Kisah siswa AA di Gresik yang merokok di dalam kelas saat Kegiatan Belajar Mengajar (KBM) berlangsung dan membully sang guru saat ditegur merupakan salah satu potret buram dunia pendidikan Indonesia. Sedemikian parahkah sistem pendidikan kita?

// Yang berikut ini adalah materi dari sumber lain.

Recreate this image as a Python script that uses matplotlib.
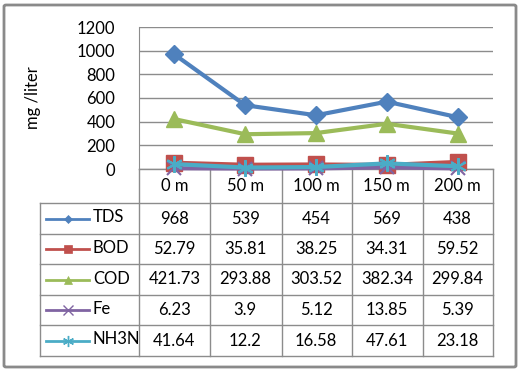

Menurut Retno Ekapuri, MSi, Guru Bimbingan Konseling SMAN 9 Tangerang Selatan, dibutuhkan kejelasan dan ketegasan dari pihak sekolah agar para siswa mengikuti KBM dengan lancar. Dengan demikian, tujuan pendidikan yang tidak hanya melecutkan kemampuan akademik tetapi juga karakter unggul dapat tercapai.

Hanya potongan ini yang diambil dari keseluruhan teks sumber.